When I was head-hunted to go to troubled and struggling VWoN, I had no interest in going there. I even recommended to the head hunters some other person. But the position remained unfilled for months. The late Mr Foluso Longe, who led the search team, eventually talked me into accepting the position to prove a professional point.
A drawer full of commendation letters from the German CEO attests to my stewardship. In his view, expressed in the European magazine, Manager Allays von Bothmer indicated the JV partners were ready to leave when I arrived. Two years later they encouraged me to apply for the Deputy MD position. Even though I was 32 years old, the advert for the position said applicants had to be more than 35 years old.
The Recruitment committee led by Dr Michael Omolayole recommended me as the top of the pack. Some of the Nigerians on the board thought I was too young, at 32 and others thought I came from the wrong part of the country. I guess the Germans persuaded them that my track record made light the sentimental issues.
To play down views that I would be there forever because I was 32 I began to make statements that I would not be in the company at 38. Suddenly, it was three months to my 38 birthday and I kept my word to myself by turning in my letter of resignation, to return to an academic career.
That write-up about my VW transition, according to one or two who spoke to me after they read the story, brought them to tears because it had become hard to believe such levels of integrity were possible in Nigeria.
Alhaji Bamanga who is alive and well, reluctantly accepted my insistence on my keeping my word with the resignation.
Worried about my finances and how I was going to survive as a teacher, got his then Secretary, Mrs Funmi Sanusi, to send me some of his own money to help with the transition.

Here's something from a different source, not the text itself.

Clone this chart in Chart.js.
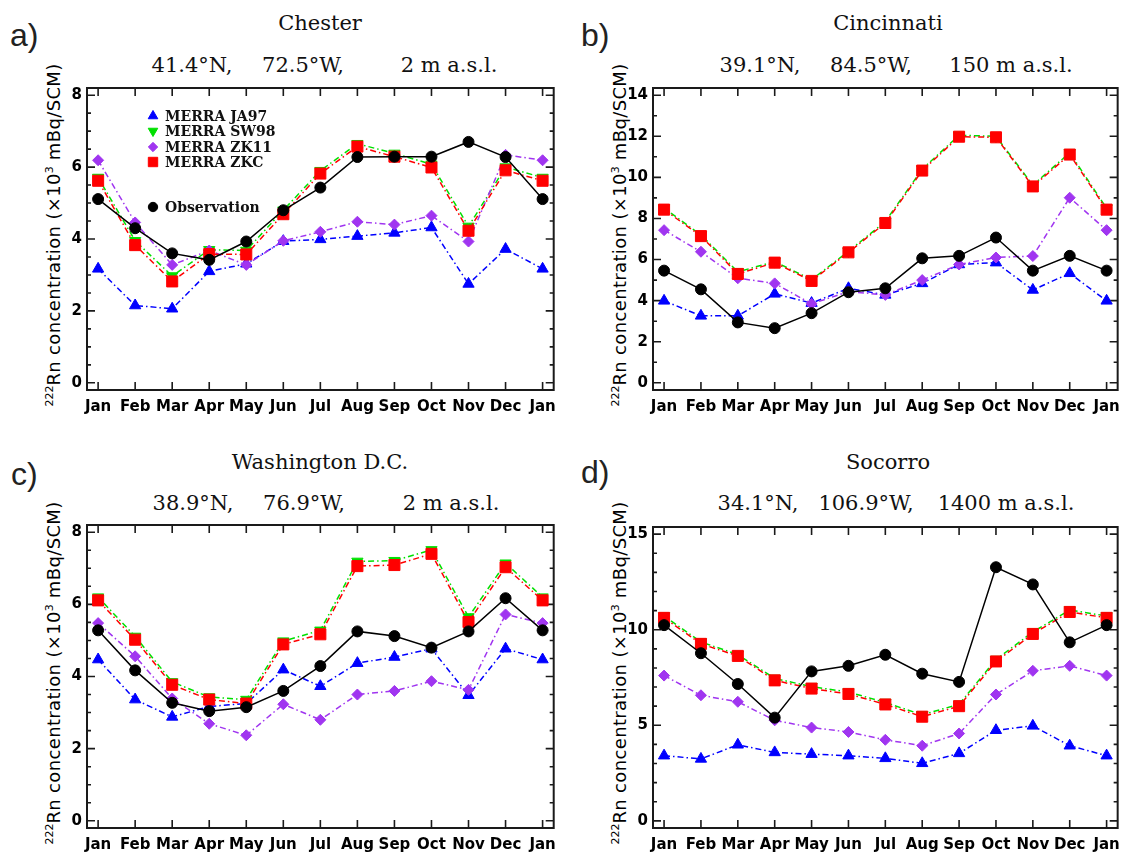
<!DOCTYPE html>
<html>
<head>
<meta charset="utf-8">
<script src="https://cdn.jsdelivr.net/npm/chart.js@4.4.1/dist/chart.umd.min.js"></script>
<style>
body { margin: 0; background: #fff; width: 1128px; height: 856px; position: relative; overflow: hidden; }
.panel { position: absolute; }
.letter { position: absolute; font: 32px "Liberation Sans"; color: #222; line-height: 1; }
.site, .coord, .ytitle { position: absolute; white-space: pre; color: #111; line-height: 1; }
.site, .coord { transform: translate(-50%, -50%); font: 21px "DejaVu Serif"; }
.ytitle { transform: translate(-50%, -50%) rotate(-90deg); font: 18px "DejaVu Sans"; letter-spacing: 0.35px; color: #000; }
.ytitle sup { font-size: 11px; letter-spacing: 0; vertical-align: 7px; line-height: 0; }
</style>
</head>
<body>

<div class="letter" style="left:10px;top:19px">a)</div>
<div class="site" style="left:320px;top:23px">Chester</div>
<div class="coord" style="left:192px;top:65px">41.4°N,</div>
<div class="coord" style="left:303px;top:65px">72.5°W,</div>
<div class="coord" style="left:449px;top:65px">2 m a.s.l.</div>
<div class="ytitle" style="left:53px;top:235px"><sup>222</sup>Rn concentration (×10<sup>3</sup> mBq/SCM)</div>

<div class="letter" style="left:581px;top:19px">b)</div>
<div class="site" style="left:888px;top:23px">Cincinnati</div>
<div class="coord" style="left:760px;top:65px">39.1°N,</div>
<div class="coord" style="left:871px;top:65px">84.5°W,</div>
<div class="coord" style="left:1011px;top:65px">150 m a.s.l.</div>
<div class="ytitle" style="left:619px;top:235px"><sup>222</sup>Rn concentration (×10<sup>3</sup> mBq/SCM)</div>

<div class="letter" style="left:11px;top:458px">c)</div>
<div class="site" style="left:320px;top:462px">Washington D.C.</div>
<div class="coord" style="left:193px;top:503px">38.9°N,</div>
<div class="coord" style="left:304px;top:503px">76.9°W,</div>
<div class="coord" style="left:451px;top:503px">2 m a.s.l.</div>
<div class="ytitle" style="left:53px;top:673px"><sup>222</sup>Rn concentration (×10<sup>3</sup> mBq/SCM)</div>

<div class="letter" style="left:581px;top:456px">d)</div>
<div class="site" style="left:888px;top:462px">Socorro</div>
<div class="coord" style="left:758px;top:503px">34.1°N,</div>
<div class="coord" style="left:866px;top:503px">106.9°W,</div>
<div class="coord" style="left:1006px;top:503px">1400 m a.s.l.</div>
<div class="ytitle" style="left:619px;top:673px"><sup>222</sup>Rn concentration (×10<sup>3</sup> mBq/SCM)</div>

<div class="panel" style="left:0;top:0"><canvas id="chA" width="564" height="430"></canvas></div>
<div class="panel" style="left:564px;top:0"><canvas id="chB" width="564" height="430"></canvas></div>
<div class="panel" style="left:0;top:430px"><canvas id="chC" width="564" height="426"></canvas></div>
<div class="panel" style="left:564px;top:430px"><canvas id="chD" width="564" height="426"></canvas></div>

<script>
// months along the x axis (Jan repeated at the end)
const months = ["Jan", "Feb", "Mar", "Apr", "May", "Jun", "Jul", "Aug", "Sep", "Oct", "Nov", "Dec", "Jan"];
const seriesNames = ["MERRA JA97", "MERRA SW98", "MERRA ZK11", "MERRA ZKC", "Observation"];

// a) Chester
const chesterJA97 = [3.17, 2.15, 2.06, 3.10, 3.31, 3.94, 3.99, 4.08, 4.17, 4.32, 2.75, 3.72, 3.17];
const chesterSW98 = [5.71, 3.95, 2.97, 3.70, 3.68, 4.80, 5.90, 6.65, 6.38, 6.08, 4.35, 6.00, 5.71];
const chesterZK11 = [6.19, 4.46, 3.28, 3.68, 3.28, 3.95, 4.20, 4.48, 4.40, 4.65, 3.93, 6.34, 6.19];
const chesterZKC  = [5.62, 3.83, 2.82, 3.58, 3.57, 4.69, 5.82, 6.57, 6.29, 5.99, 4.23, 5.91, 5.62];
const chesterObs  = [5.11, 4.30, 3.60, 3.42, 3.93, 4.80, 5.43, 6.28, 6.29, 6.29, 6.70, 6.28, 5.11];

// b) Cincinnati
const cincyJA97 = [3.99, 3.26, 3.26, 4.33, 3.88, 4.60, 4.28, 4.84, 5.76, 5.85, 4.52, 5.33, 3.99];
const cincySW98 = [8.50, 7.20, 5.40, 5.90, 5.02, 6.40, 7.85, 10.40, 12.05, 12.00, 9.62, 11.20, 8.50];
const cincyZK11 = [7.43, 6.38, 5.09, 4.84, 3.84, 4.44, 4.28, 5.00, 5.76, 6.10, 6.17, 9.01, 7.43];
const cincyZKC  = [8.43, 7.14, 5.30, 5.85, 4.96, 6.35, 7.78, 10.33, 11.98, 11.95, 9.56, 11.11, 8.43];
const cincyObs  = [5.46, 4.55, 2.94, 2.66, 3.39, 4.41, 4.60, 6.06, 6.18, 7.07, 5.46, 6.18, 5.46];

// c) Washington D.C.
const washJA97 = [4.47, 3.36, 2.88, 3.17, 3.25, 4.19, 3.73, 4.37, 4.54, 4.77, 3.48, 4.77, 4.47];
const washSW98 = [6.20, 5.11, 3.85, 3.43, 3.36, 4.98, 5.28, 7.19, 7.21, 7.51, 5.65, 7.14, 6.20];
const washZK11 = [5.48, 4.56, 3.39, 2.69, 2.37, 3.23, 2.80, 3.50, 3.60, 3.87, 3.63, 5.72, 5.48];
const washZKC  = [6.11, 5.02, 3.77, 3.36, 3.25, 4.89, 5.17, 7.06, 7.09, 7.40, 5.51, 7.03, 6.11];
const washObs  = [5.28, 4.17, 3.27, 3.04, 3.15, 3.60, 4.29, 5.25, 5.12, 4.80, 5.25, 6.17, 5.28];

// d) Socorro
const socorroJA97 = [3.41, 3.24, 3.98, 3.58, 3.49, 3.41, 3.27, 3.01, 3.53, 4.74, 4.97, 3.93, 3.41];
const socorroSW98 = [10.72, 9.36, 8.70, 7.45, 7.02, 6.74, 6.19, 5.55, 6.10, 8.44, 9.88, 11.03, 10.72];
const socorroZK11 = [7.60, 6.57, 6.23, 5.26, 4.88, 4.65, 4.24, 3.93, 4.57, 6.61, 7.85, 8.11, 7.60];
const socorroZKC  = [10.62, 9.26, 8.63, 7.35, 6.92, 6.64, 6.09, 5.45, 6.00, 8.34, 9.78, 10.93, 10.62];
const socorroObs  = [10.24, 8.77, 7.16, 5.40, 7.82, 8.11, 8.69, 7.70, 7.27, 13.27, 12.37, 9.34, 10.24];

// y tick labels per panel
const yTicksA = [0, 2, 4, 6, 8];
const yTicksB = [0, 2, 4, 6, 8, 10, 12, 14];
const yTicksC = [0, 2, 4, 6, 8];
const yTicksD = [0, 5, 10, 15];

// line styles for the five series
const styles = [
    { color: "#0000ff", pointStyle: "triangle", radius: 6.5, rotation: 0, dash: [6, 3, 1.5, 3], dashOffset: 0, order: 4 },
    { color: "#00e000", pointStyle: "triangle", radius: 6.5, rotation: 180, dash: [6, 3, 1.5, 3], dashOffset: 5, order: 3 },
    { color: "#a035f0", pointStyle: "rectRot", radius: 5.5, rotation: 0, dash: [6, 3, 1.5, 3], dashOffset: 0, order: 2 },
    { color: "#ff0000", pointStyle: "rect", radius: 7.8, rotation: 0, dash: [6, 3, 1.5, 3], dashOffset: 0, order: 1 },
    { color: "#000000", pointStyle: "circle", radius: 5.5, rotation: 0, dash: [], dashOffset: 0, order: 0 }
];

// box with inward ticks on all four sides
const framePlugin = {
    id: "frame",
    beforeDatasetsDraw(chart, args, opts) {
        const { ctx, chartArea: a, scales: { x, y } } = chart;
        ctx.save();
        ctx.strokeStyle = "#1a1a1a";
        ctx.lineWidth = 1.6;
        ctx.beginPath();
        x.ticks.forEach(t => {
            const px = x.getPixelForValue(t.value);
            ctx.moveTo(px, a.bottom); ctx.lineTo(px, a.bottom - 8);
            ctx.moveTo(px, a.top); ctx.lineTo(px, a.top + 8);
        });
        const n = Math.round(opts.top / opts.minor);
        for (let i = 0; i <= n; i++) {
            const v = i * opts.minor;
            const isMajor = Math.abs(v / opts.major - Math.round(v / opts.major)) < 1e-6;
            const len = isMajor ? 8 : 4;
            const py = y.getPixelForValue(v);
            ctx.moveTo(a.left, py); ctx.lineTo(a.left + len, py);
            ctx.moveTo(a.right, py); ctx.lineTo(a.right - len, py);
        }
        ctx.stroke();
        ctx.lineWidth = 2;
        ctx.strokeRect(a.left, a.top, a.right - a.left, a.bottom - a.top);
        ctx.restore();
    }
};

// legend drawn inside panel a
const innerLegend = {
    id: "innerLegend",
    afterDraw(chart, args, opts) {
        if (!opts.rows) return;
        const ctx = chart.ctx;
        ctx.save();
        ctx.font = "bold 14px 'DejaVu Serif'";
        ctx.textBaseline = "middle";
        chart.data.datasets.forEach((ds, i) => {
            const rowY = opts.rows[i];
            ctx.fillStyle = ds.pointBackgroundColor;
            ctx.strokeStyle = ds.pointBackgroundColor;
            Chart.helpers.drawPoint(ctx, {
                pointStyle: ds.pointStyle,
                radius: ds.pointRadius * 0.85,
                rotation: ds.pointRotation,
                borderWidth: 1
            }, opts.markerX, rowY);
            ctx.fillStyle = "#111";
            ctx.fillText(ds.label, opts.textX, rowY + 1);
        });
        ctx.restore();
    }
};

function makePanel(id, area, w, h, yTicks, minor, series, legend) {
    const top = yTicks[yTicks.length - 1];
    const pad = top * 0.025;
    const datasets = series.map((vals, i) => ({
        label: seriesNames[i],
        data: vals.map((v, k) => ({ x: k, y: v })),
        borderColor: styles[i].color,
        borderWidth: 1.5,
        borderDash: styles[i].dash,
        borderDashOffset: styles[i].dashOffset,
        pointStyle: styles[i].pointStyle,
        pointRadius: styles[i].radius,
        pointRotation: styles[i].rotation,
        pointBackgroundColor: styles[i].color,
        pointBorderColor: styles[i].color,
        pointBorderWidth: 1,
        tension: 0,
        fill: false,
        order: styles[i].order
    }));

    new Chart(document.getElementById(id), {
        type: "line",
        data: { datasets: datasets },
        options: {
            responsive: false,
            animation: false,
            devicePixelRatio: 1,
            layout: { padding: { left: 0, top: area.top, right: w - area.right, bottom: 0 } },
            plugins: {
                legend: { display: false },
                tooltip: { enabled: false },
                frame: { top: top, major: yTicks[1] - yTicks[0], minor: minor },
                innerLegend: legend || {}
            },
            scales: {
                x: {
                    type: "linear",
                    min: -0.3,
                    max: 12.3,
                    afterBuildTicks: scale => { scale.ticks = months.map((m, i) => ({ value: i })); },
                    afterFit: scale => { scale.height = h - area.bottom; },
                    grid: { display: false, drawTicks: false },
                    border: { display: false },
                    ticks: {
                        autoSkip: false,
                        maxRotation: 0,
                        padding: 8,
                        color: "#000",
                        font: { family: "DejaVu Sans", size: 15, weight: "bold" },
                        callback: value => months[Math.round(value)]
                    }
                },
                y: {
                    min: -pad,
                    max: top + pad,
                    afterBuildTicks: scale => { scale.ticks = yTicks.map(v => ({ value: v })); },
                    afterFit: scale => { scale.width = area.left; },
                    grid: { display: false, drawTicks: false },
                    border: { display: false },
                    ticks: {
                        padding: 5,
                        color: "#000",
                        font: { family: "DejaVu Sans", size: 15, weight: "bold" }
                    }
                }
            }
        },
        plugins: [framePlugin, innerLegend]
    });
}

makePanel("chA", { left: 87, right: 555, top: 88, bottom: 390 }, 564, 430, yTicksA, 0.5,
    [chesterJA97, chesterSW98, chesterZK11, chesterZKC, chesterObs],
    { rows: [116, 131, 147, 162, 207], markerX: 153, textX: 165 });
makePanel("chB", { left: 89, right: 557, top: 88, bottom: 390 }, 564, 430, yTicksB, 1,
    [cincyJA97, cincySW98, cincyZK11, cincyZKC, cincyObs]);
makePanel("chC", { left: 87, right: 555, top: 95, bottom: 398 }, 564, 426, yTicksC, 0.5,
    [washJA97, washSW98, washZK11, washZKC, washObs]);
makePanel("chD", { left: 89, right: 557, top: 97, bottom: 398 }, 564, 426, yTicksD, 1,
    [socorroJA97, socorroSW98, socorroZK11, socorroZKC, socorroObs]);
</script>
</body>
</html>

I told these stories to my American audience partly to help them understand the new tribalism in America and how emotion contests the space with reason, relying on fake news to typecast opponents in spite of all the evidence.
We can live with fake news and wicked assault on the character of others by the slothful ever willing to believe the worst in others. Light invariably shatters darkness…
Patrick Okedinachi Utomi, Political Economist and Professor of Entrepreneurship, is the founder of the Centre for Values in Leadership. He is also the Chairman, Editorial Board of Prime Business Africa.
Ever a delight to read Prof Pat Utomi and learn some new things and new stories around the moral principles he’s built his life on.
On the matter of fake news, especially in this social media age, I’m of the view that we shouldn’t just live with it. The world urgently needs to have a UN conference to define the problem and decide a common approach to dealing with it. Fake news, spread through social media, has the potential to ignite a Third World War. The world needs to act now in order to never allow that to happen.